Argentina was one of the seven richest countries in the early 1900s, and wealthy families sent their sons abroad for university or simply to tour. And the Tango went with them. While there is evidence to support that a couple danced the Tango on stage in Paris as early as 1909, 1912 is the year that the Tango took Paris by storm. The dance then took on the rest of the world. Women abandoned their corsets to dance the Tango and Tango fashions were all the rage. Even hat fashions changed to accommodate the dance – feathers that once swung freely across the forehead were now upright so they wouldn’t get in one’s partner’s face.
As the seductive dance became all the rage, it was also re-imported to Argentina in altered form. Wealthy Argentineans claimed to dance the more sophisticated Parisian Tango, not the tango of the “lower classes. ” Actually, in mid-20th century Argentina there was a wide range of regional Tango styles. In some regions the movements appeared random and jagged with sudden stops. In northern Buenos Aires the dance had long, straight lines punctuated by sudden stops and complex moves. Some styles had double time steps to the music and still others did not follow the music at all but the phrasing.
In this golden age of Tango, men and women did not learn the dance together. Boys learned to Tango at the age of 13 as practica partners for older men; they had to learn the woman’s part so that the men could hone their technique. Men and women attended milongas to dance. If the man did not do well he had to go back to practica!
The women learned the Tango from other women, uncles, and brothers. Typically, mothers danced the men’s part and the daughters learned the female part. Women were such a rare commodity that dancing well was not required. A woman would have no shortage of partners at a milonga and she did not have to worry about be sent back to practice.
In 1955, General Pèron was ousted as head of the government and the Tango went underground. Repression, nighttime curfews, and censorship ruled the day. It was not until 1983, when the military junta was brought down, that Tango had a resurgence. Freed from the repressive regime, the Argentines wanted to move!
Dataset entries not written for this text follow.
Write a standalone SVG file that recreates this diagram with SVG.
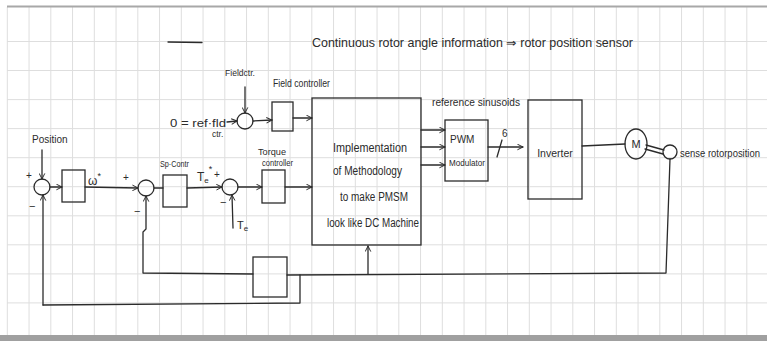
<svg xmlns="http://www.w3.org/2000/svg" width="767" height="341" viewBox="0 0 767 341">
<style>
.grid{stroke:#dedede;stroke-width:1;fill:none}
.ln{stroke:#2b2b2b;stroke-width:1.3;fill:none;stroke-linecap:round;stroke-linejoin:round}
.ar{marker-end:url(#arr)}
.bx{stroke:#2b2b2b;stroke-width:1.3;fill:none}
.t{font-family:"Liberation Sans",Arial,sans-serif;fill:#2b2b2b}
.c{text-anchor:middle}
</style>
<defs>
<marker id="arr" viewBox="0 0 10 10" refX="9" refY="5" markerWidth="7" markerHeight="7" orient="auto" markerUnits="userSpaceOnUse">
<path d="M1,1 L9,5 L1,9" fill="none" stroke="#2b2b2b" stroke-width="1.4"/>
</marker>
</defs>
<rect x="0" y="0" width="767" height="341" fill="#fff"/>
<g id="paper">
<path class="grid" d="M7.3 7V336M29.05 7V336M50.8 7V336M72.55 7V336M94.3 7V336M116.05 7V336M137.8 7V336M159.55 7V336M181.3 7V336M203.05 7V336M224.8 7V336M246.55 7V336M268.3 7V336M290.05 7V336M311.8 7V336M333.55 7V336M355.3 7V336M377.05 7V336M398.8 7V336M420.55 7V336M442.3 7V336M464.05 7V336M485.8 7V336M507.55 7V336M529.3 7V336M551.05 7V336M572.8 7V336M594.55 7V336M616.3 7V336M638.05 7V336M659.8 7V336M681.55 7V336M703.3 7V336M725.05 7V336M746.8 7V336"/>
<path class="grid" d="M7 41.5H767M7 70.5H767M7 99.6H767M7 128.6H767M7 157.7H767M7 186.7H767M7 215.8H767M7 244.8H767M7 273.9H767M7 302.9H767"/>
<line x1="7" y1="6.5" x2="767" y2="6.5" stroke="#a8a8a8" stroke-width="2"/>
<rect x="0" y="335" width="767" height="6" fill="#a0a0a0"/>
</g>
<g id="title">
<text class="t" x="312" y="47" font-size="12" textLength="321" lengthAdjust="spacingAndGlyphs">Continuous rotor angle information ⇒ rotor position sensor</text>
<line class="ln" x1="168" y1="42" x2="202" y2="42.5"/>
</g>
<g id="sum_position">
<circle class="bx" cx="42" cy="187" r="8"/>
<text class="t" x="32" y="143" font-size="10">Position</text>
<text class="t" x="26" y="179" font-size="10">+</text>
<text class="t" x="29" y="210" font-size="11">−</text>
</g>
<g id="position_controller">
<rect class="bx" x="62" y="170" width="23" height="32"/>
</g>
<g id="sum_speed">
<circle class="bx" cx="146" cy="188" r="8"/>
<text class="t" x="123" y="181" font-size="10">+</text>
<text class="t" x="134" y="215" font-size="11">−</text>
</g>
<g id="speed_controller">
<rect class="bx" x="163" y="175" width="24" height="32"/>
<text class="t" x="160" y="167" font-size="9.5" textLength="29" lengthAdjust="spacingAndGlyphs">Sp·Contr</text>
</g>
<g id="sum_torque">
<circle class="bx" cx="230" cy="187" r="8"/>
<text class="t" x="214" y="178" font-size="10">+</text>
<text class="t" x="220" y="206" font-size="11">−</text>
</g>
<g id="torque_controller">
<rect class="bx" x="262" y="170" width="23" height="33"/>
<text class="t" x="258" y="155" font-size="9" textLength="28" lengthAdjust="spacingAndGlyphs">Torque</text>
<text class="t" x="262" y="166" font-size="8.5" textLength="31" lengthAdjust="spacingAndGlyphs">controller</text>
</g>
<g id="sum_field">
<circle class="bx" cx="245" cy="121" r="8"/>
<text class="t" x="225" y="76" font-size="9.5" textLength="30" lengthAdjust="spacingAndGlyphs">Fieldctr.</text>
<text class="t" x="170" y="127" font-size="11.5" textLength="56" lengthAdjust="spacingAndGlyphs">0 = ref·fld</text>
<text class="t" x="212" y="137" font-size="8.5">ctr.</text>
</g>
<g id="field_controller">
<rect class="bx" x="272" y="102" width="21" height="29"/>
<text class="t" x="273" y="87" font-size="10" textLength="57" lengthAdjust="spacingAndGlyphs">Field controller</text>
</g>
<g id="methodology">
<rect class="bx" x="312" y="98" width="109" height="147"/>
<text class="t" x="333" y="152" font-size="12" textLength="74" lengthAdjust="spacingAndGlyphs">Implementation</text>
<text class="t" x="333" y="175" font-size="12" textLength="69" lengthAdjust="spacingAndGlyphs">of Methodology</text>
<text class="t" x="340" y="201" font-size="12" textLength="68" lengthAdjust="spacingAndGlyphs">to make PMSM</text>
<text class="t" x="327" y="227" font-size="12" textLength="92" lengthAdjust="spacingAndGlyphs">look like DC Machine</text>
</g>
<g id="pwm_modulator">
<rect class="bx" x="445" y="120" width="43" height="61"/>
<text class="t" x="432" y="106" font-size="11" textLength="88" lengthAdjust="spacingAndGlyphs">reference sinusoids</text>
<text class="t" x="450" y="143" font-size="10">PWM</text>
<text class="t" x="449" y="166" font-size="9" textLength="36" lengthAdjust="spacingAndGlyphs">Modulator</text>
</g>
<g id="inverter">
<rect class="bx" x="528" y="100" width="54" height="99"/>
<text class="t c" x="555" y="157" font-size="10.5">Inverter</text>
</g>
<g id="motor">
<ellipse class="bx" cx="636" cy="144" rx="11" ry="15"/>
<text class="t c" x="636" y="148" font-size="11">M</text>
</g>
<g id="sensor">
<circle class="bx" cx="670" cy="152" r="7"/>
<text class="t" x="680" y="157" font-size="10" textLength="80" lengthAdjust="spacingAndGlyphs">sense rotorposition</text>
</g>
<g id="speed_estimator">
<rect class="bx" x="253" y="257" width="34" height="40"/>
</g>
<g id="connectors">
<path class="ln ar" d="M42 150V179"/>
<path class="ln ar" d="M50 187H62"/>
<path class="ln ar" d="M85 187L138 188"/>
<text class="t" x="88" y="185" font-size="12">ω<tspan font-size="9" dy="-6">*</tspan></text>
<path class="ln" d="M154 188H163"/>
<path class="ln ar" d="M187 188L222 187"/>
<text class="t" x="197" y="181" font-size="12">T<tspan font-size="8" dy="2">e</tspan><tspan font-size="9" dy="-11">*</tspan></text>
<path class="ln ar" d="M238 187H262"/>
<path class="ln ar" d="M285 187H312"/>
<path class="ln ar" d="M233 228L232 195"/>
<text class="t" x="237" y="229" font-size="11">T<tspan font-size="8" dy="2">e</tspan></text>
<path class="ln ar" d="M227 122L237 121"/>
<path class="ln ar" d="M245 87V113"/>
<path class="ln ar" d="M253 121L272 120"/>
<path class="ln ar" d="M293 118H312"/>
<path class="ln ar" d="M421 130H445"/>
<path class="ln ar" d="M421 147H445"/>
<path class="ln ar" d="M421 165H445"/>
<path class="ln ar" d="M488 147H523"/>
<path class="ln" d="M497 157L502 140"/>
<text class="t" x="502" y="137" font-size="10">6</text>
<path class="ln" d="M582 146L625 144"/>
<path class="ln" d="M646 145L664 150M645 149L663 154"/>
<path class="ln" d="M670 159L666 273L287 275"/>
<path class="ln ar" d="M368 274V246"/>
<path class="ln" d="M300 275V303L43 305"/>
<path class="ln ar" d="M43 305V195"/>
<path class="ln ar" d="M253 274L143 273L143 232L146 229V196"/>
</g>
</svg>
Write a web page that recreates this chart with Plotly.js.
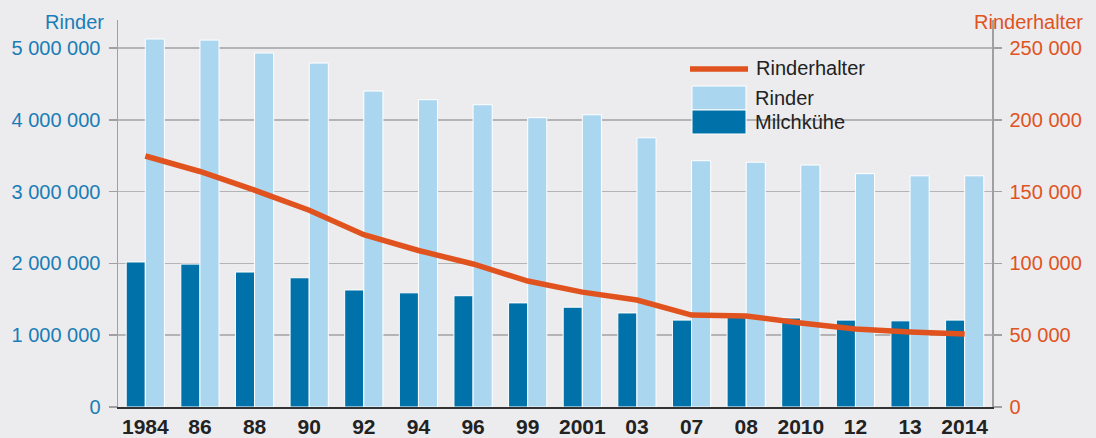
<!DOCTYPE html>
<html>
<head>
<meta charset="utf-8">
<script src="https://cdn.plot.ly/plotly-3.0.1.min.js"></script>
<style>html,body{margin:0;padding:0;background:#ececee;}#chart{width:1096px;height:438px;}</style>
</head>
<body>
<div id="chart"></div>
<script>
var years = ["1984","1986","1988","1990","1992","1994","1996","1999","2001","2003","2007","2008","2010","2012","2013","2014"];
var yearLabels = ["1984","86","88","90","92","94","96","99","2001","03","07","08","2010","12","13","2014"];
var milchkuehe = [2020000,1990000,1880000,1800000,1630000,1590000,1550000,1450000,1390000,1310000,1210000,1250000,1240000,1210000,1200000,1210000];
var rinder = [5125000,5110000,4930000,4790000,4400000,4280000,4210000,4030000,4070000,3750000,3430000,3410000,3370000,3250000,3220000,3220000];
var rinderhalter = [174800,164000,151000,137000,120000,109000,99600,87700,80000,74500,64000,63400,58500,54300,52200,50800];

var BG = '#ececee', BLUE = '#1a7db7', ORANGE = '#e0531f', DARK = '#0072a9', LIGHT = '#abd6f0';
var FONT = 'Liberation Sans, Arial, Helvetica, sans-serif';
var FS = 20;

var traces = [
  {type:'bar', name:'Milchkühe', x:years, y:milchkuehe, marker:{color:DARK, line:{color:'#ffffff', width:1}}, showlegend:false, hoverinfo:'skip'},
  {type:'bar', name:'Rinder', x:years, y:rinder, marker:{color:LIGHT, line:{color:'#ffffff', width:1}}, showlegend:false, hoverinfo:'skip'},
  {type:'scatter', mode:'lines', name:'Rinderhalter', x:years, y:rinderhalter, yaxis:'y2', line:{color:ORANGE, width:5.5}, showlegend:false, hoverinfo:'skip'}
];

var layout = {
  width:1096, height:438,
  margin:{l:118, r:104, t:20, b:31, pad:0},
  paper_bgcolor:BG, plot_bgcolor:BG,
  font:{family:FONT, size:FS, color:'#222'},
  separators:', ',
  barmode:'group', bargap:0.3, bargroupgap:0,
  showlegend:false,
  xaxis:{type:'category', tickmode:'array', tickvals:years, ticktext:yearLabels,
    tickfont:{family:FONT, size:21, color:'#222', weight:'bold'},
    showgrid:false, showline:true, linecolor:'#333', linewidth:2, ticks:'', range:[-0.5,15.5], fixedrange:true, zeroline:false, ticklabelstandoff:0},
  yaxis:{range:[0,5390000], tickvals:[0,1000000,2000000,3000000,4000000,5000000], tickformat:',d', exponentformat:'none',
    tickfont:{family:FONT, size:FS, color:BLUE}, showgrid:true, gridcolor:'#b4b4b6', gridwidth:1.5,
    ticks:'outside', ticklen:8, tickcolor:'#a0a0a2', tickwidth:1.5,
    showline:true, linecolor:'#a0a0a2', linewidth:1.5, zeroline:false, ticklabelstandoff:4},
  yaxis2:{overlaying:'y', side:'right', range:[0,269500], tickvals:[0,50000,100000,150000,200000,250000], tickformat:',d', exponentformat:'none',
    tickfont:{family:FONT, size:FS, color:ORANGE}, showgrid:false,
    ticks:'outside', ticklen:8, tickcolor:'#a0a0a2', tickwidth:1.5,
    showline:true, linecolor:'#a0a0a2', linewidth:1.5, zeroline:false, ticklabelstandoff:4},
  shapes:[
    {type:'rect', xref:'paper', yref:'paper', x0:(660-118)/874, x1:(880-118)/874, y0:(407-140)/387, y1:(407-52)/387, fillcolor:BG, line:{width:0}, layer:'below'},
    {type:'line', xref:'paper', yref:'paper', x0:(690-118)/874, x1:(748-118)/874, y0:(407-69)/387, y1:(407-69)/387, line:{color:ORANGE, width:5.5}},
    {type:'rect', xref:'paper', yref:'paper', x0:(692-118)/874, x1:(746-118)/874, y0:(407-110)/387, y1:(407-86)/387, fillcolor:LIGHT, line:{color:'#ffffff', width:1}},
    {type:'rect', xref:'paper', yref:'paper', x0:(692-118)/874, x1:(746-118)/874, y0:(407-134)/387, y1:(407-110)/387, fillcolor:DARK, line:{color:'#ffffff', width:1}}
  ],
  annotations:[
    {text:'Rinder', xref:'paper', yref:'paper', x:(106-118)/874, y:(407-22)/387, xanchor:'right', yanchor:'middle', showarrow:false, font:{family:FONT, size:FS, color:BLUE}},
    {text:'Rinderhalter', xref:'paper', yref:'paper', x:(1085-118)/874, y:(407-22)/387, xanchor:'right', yanchor:'middle', showarrow:false, font:{family:FONT, size:FS, color:ORANGE}},
    {text:'Rinderhalter', xref:'paper', yref:'paper', x:(754-118)/874, y:(407-68)/387, xanchor:'left', yanchor:'middle', showarrow:false, font:{family:FONT, size:FS, color:'#222'}},
    {text:'Rinder', xref:'paper', yref:'paper', x:(753-118)/874, y:(407-98)/387, xanchor:'left', yanchor:'middle', showarrow:false, font:{family:FONT, size:FS, color:'#222'}},
    {text:'Milchkühe', xref:'paper', yref:'paper', x:(753-118)/874, y:(407-122)/387, xanchor:'left', yanchor:'middle', showarrow:false, font:{family:FONT, size:FS, color:'#222'}}
  ]
};

Plotly.newPlot('chart', traces, layout, {staticPlot:true, displayModeBar:false});
</script>
</body>
</html>
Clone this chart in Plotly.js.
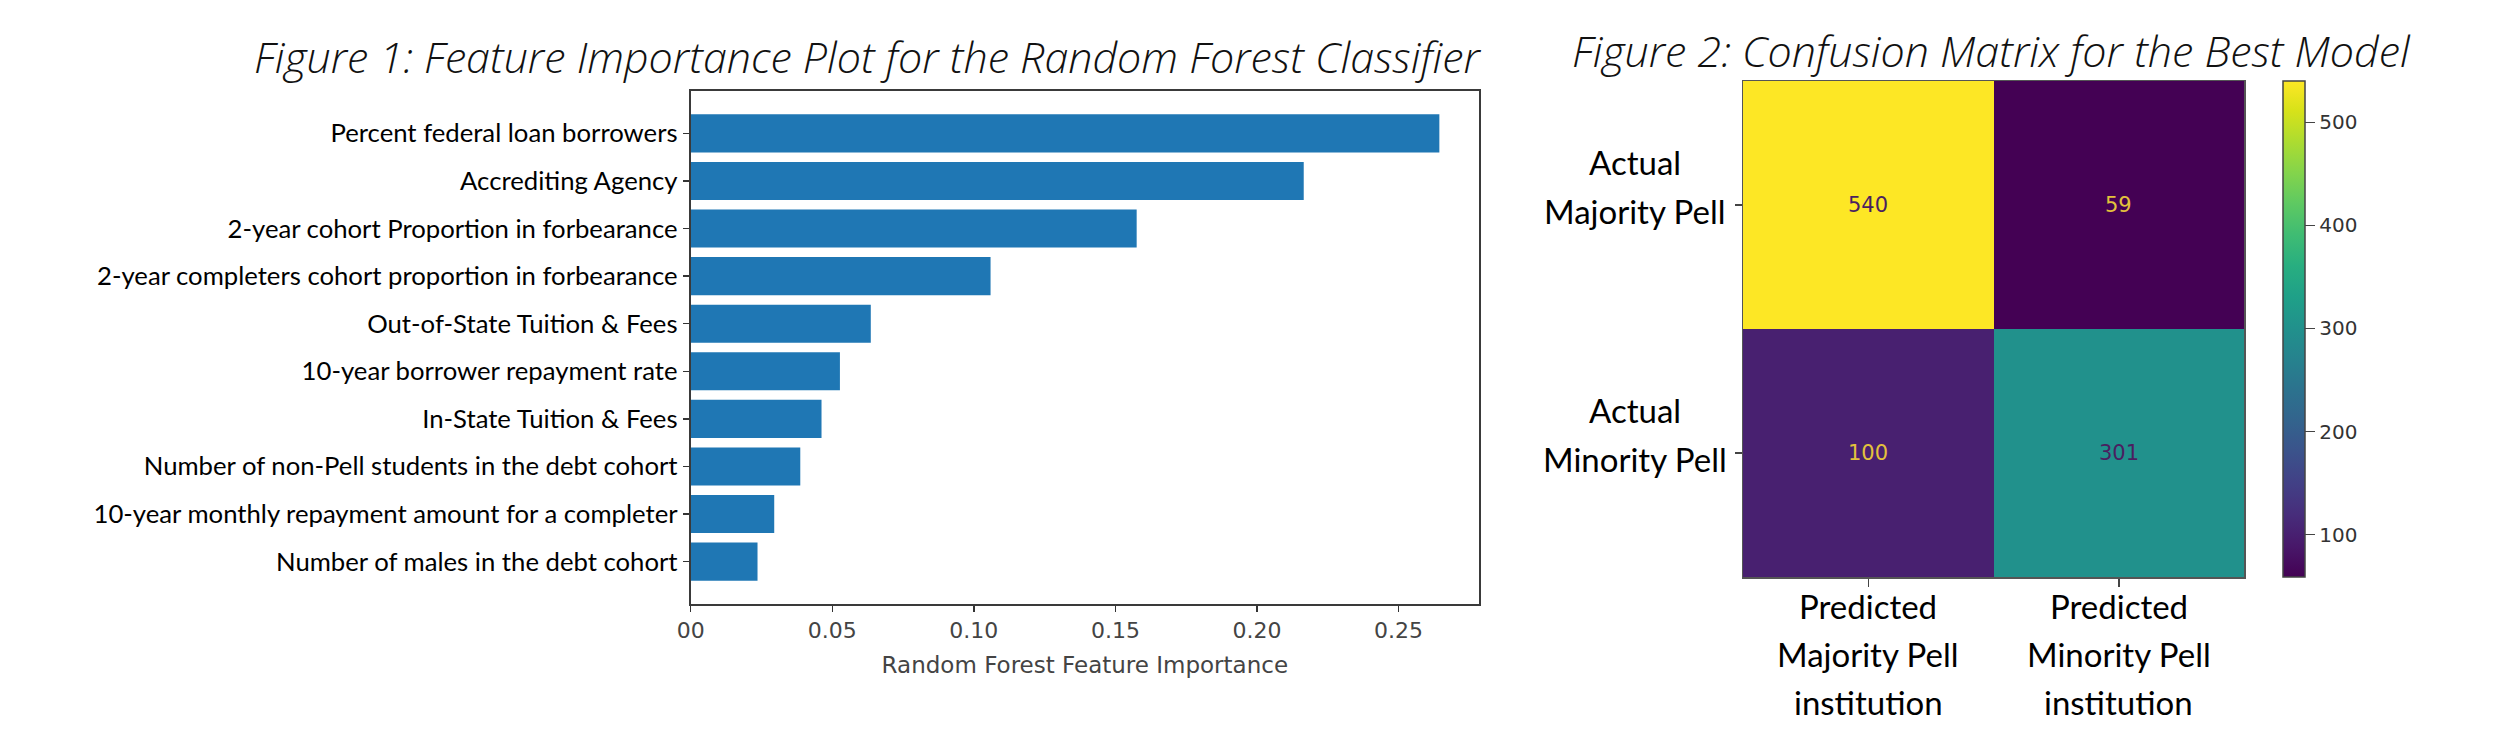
<!DOCTYPE html>
<html><head><meta charset="utf-8">
<script src="https://cdn.plot.ly/plotly-3.0.1.min.js"></script>
<style>html,body{margin:0;padding:0;background:#fff;}</style>
</head><body><div id="chart" style="width:2495px;height:740px;"></div>
<script>
// ---- data ----
const features = [
  'Percent federal loan borrowers',
  'Accrediting Agency',
  '2-year cohort Proportion in forbearance',
  '2-year completers cohort proportion in forbearance',
  'Out-of-State Tuition & Fees',
  '10-year borrower repayment rate',
  'In-State Tuition & Fees',
  'Number of non-Pell students in the debt cohort',
  '10-year monthly repayment amount for a completer',
  'Number of males in the debt cohort'
];
const importance = [0.2644, 0.2165, 0.1575, 0.1059, 0.0636, 0.0527, 0.0462, 0.0387, 0.0295, 0.0236];
const xTickVals = [0, 0.05, 0.10, 0.15, 0.20, 0.25];
const xTickText = ['00', '0.05', '0.10', '0.15', '0.20', '0.25'];
const xAxisTitle = 'Random Forest Feature Importance';
const title1 = 'Figure 1: Feature Importance Plot for the Random Forest Classifier';
const title2 = 'Figure 2: Confusion Matrix for the Best Model';

const rowLabels = [['Actual', 'Majority Pell'], ['Actual', 'Minority Pell']];
const colLabels = [['Predicted', 'Majority Pell', 'institution'], ['Predicted', 'Minority Pell', 'institution']];
const cmValues = [[540, 59], [100, 301]];
const cbTicks = [100, 200, 300, 400, 500];

// ---- layout helpers ----
const W = 2495, H = 740;
const px = v => v / W;
const py = v => 1 - v / H;

const rowCats = rowLabels.map(l => l.join(' '));
const colCats = colLabels.map(l => l.join(' '));
const zAll = cmValues.flat();
const zMin = Math.min(...zAll), zMax = Math.max(...zAll);
const thresh = (zMin + zMax) / 2;

const titleFont = {family: 'Open Sans', size: 43, style: 'italic', weight: 300, color: '#111'};
const labelFont = {family: 'Lato', size: 33, color: '#000'};

const traces = [
  {
    type: 'bar', orientation: 'h',
    x: importance, y: features,
    width: 0.8,
    marker: {color: '#1f77b4', line: {width: 0}},
    xaxis: 'x', yaxis: 'y', hoverinfo: 'skip'
  },
  {
    type: 'heatmap',
    z: cmValues, x: colCats, y: rowCats,
    xaxis: 'x2', yaxis: 'y2',
    colorscale: 'Viridis', zmin: zMin, zmax: zMax,
    hoverinfo: 'skip',
    colorbar: {
      x: px(2283), xanchor: 'left', xref: 'paper', xpad: 0, ypad: 0,
      y: py(329), yanchor: 'middle', len: 496 / H, lenmode: 'fraction',
      thickness: 22, thicknessmode: 'pixels',
      outlinecolor: '#444', outlinewidth: 1.5, borderwidth: 0,
      ticks: 'outside', ticklen: 10, tickcolor: '#444', tickwidth: 1.5,
      tickvals: cbTicks,
      tickfont: {family: 'DejaVu Sans', size: 20, color: '#333'}
    }
  }
];

const annotations = [];
annotations.push({
  text: title1, xref: 'paper', yref: 'paper', x: px(867), y: py(57),
  xanchor: 'center', yanchor: 'middle', showarrow: false, font: titleFont
});
annotations.push({
  text: title2, xref: 'paper', yref: 'paper', x: px(1991), y: py(51),
  xanchor: 'center', yanchor: 'middle', showarrow: false, font: titleFont
});
// cell values
cmValues.forEach((row, i) => row.forEach((v, j) => {
  annotations.push({
    text: String(v), xref: 'x2', yref: 'y2', x: colCats[j], y: rowCats[i],
    showarrow: false, xanchor: 'center', yanchor: 'middle',
    font: {family: 'DejaVu Sans', size: 21, color: v < thresh ? '#e3c23c' : '#4a1f60'}
  });
}));
// row labels (centred block to the left of the matrix)
rowLabels.forEach((lines, i) => {
  const shifts = [43, -6];
  lines.forEach((ln, k) => annotations.push({
    text: ln, xref: 'paper', yref: 'y2', x: px(1635), y: rowCats[i], yshift: shifts[k],
    showarrow: false, xanchor: 'center', yanchor: 'middle', font: labelFont
  }));
});
// column labels
colLabels.forEach((lines, j) => {
  const ys = [606, 654, 702];
  lines.forEach((ln, k) => annotations.push({
    text: ln, xref: 'x2', yref: 'paper', x: colCats[j], y: py(ys[k]),
    showarrow: false, xanchor: 'center', yanchor: 'middle', font: labelFont
  }));
});

const layout = {
  width: W, height: H,
  margin: {l: 0, r: 0, t: 0, b: 0, pad: 0},
  paper_bgcolor: '#fff', plot_bgcolor: '#fff',
  showlegend: false,
  xaxis: {
    domain: [px(690.7), px(1479)], range: [0, 0.2784], anchor: 'y',
    tickvals: xTickVals, ticktext: xTickText,
    ticks: 'outside', ticklen: 6, tickwidth: 1.5, tickcolor: '#333',
    tickfont: {family: 'DejaVu Sans', size: 22, color: '#444'},
    showline: true, mirror: true, linecolor: '#3a3a3a', linewidth: 2,
    showgrid: false, zeroline: false, fixedrange: true,
    title: {text: xAxisTitle, standoff: 14, font: {family: 'DejaVu Sans', size: 23, color: '#444'}}
  },
  yaxis: {
    domain: [py(604), py(91)], range: [9.89, -0.89], type: 'category', anchor: 'x',
    ticks: 'outside', ticklen: 6, tickwidth: 1.5, tickcolor: '#333',
    tickfont: {family: 'Lato', size: 25.7, color: '#000'},
    showline: true, mirror: true, linecolor: '#3a3a3a', linewidth: 2,
    showgrid: false, zeroline: false, fixedrange: true
  },
  xaxis2: {
    domain: [px(1743), px(2244)], range: [-0.5, 1.5], type: 'category', anchor: 'y2',
    ticks: 'outside', ticklen: 8, tickwidth: 1.5, tickcolor: '#444',
    showticklabels: false,
    showline: true, mirror: true, linecolor: '#555', linewidth: 1.5,
    showgrid: false, zeroline: false, fixedrange: true
  },
  yaxis2: {
    domain: [py(577), py(81)], range: [1.5, -0.5], type: 'category', anchor: 'x2',
    ticks: 'outside', ticklen: 7, tickwidth: 1.5, tickcolor: '#444',
    showticklabels: false,
    showline: true, mirror: true, linecolor: '#555', linewidth: 1.5,
    showgrid: false, zeroline: false, fixedrange: true
  },
  annotations: annotations
};

Plotly.newPlot('chart', traces, layout, {displayModeBar: false, staticPlot: true});
</script>
</body></html>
Yoga and martial arts classes quickly filled up, and Argentina reclaimed their national dance – the Tango. However, there was one small problem – there were no Tango teachers! All of the practicas were gone and there were no beginner Tango classes. The rebirth of Tango in Argentina was led by those who knew a little about Tango and taught those who hungered to learn.
Tango continues to be one of the most captivating dances to watch, and is certainly one of the most challenging to learn. The music, words, and the emotional connection of the dance partners bring this sultry dance to life. It is a dance that makes you feel that you have dropped in on a very private moment but you cannot turn from the beauty and passion. To dance the Tango requires technical skill, passion, and synergy between partners, and most importantly a love for the dance!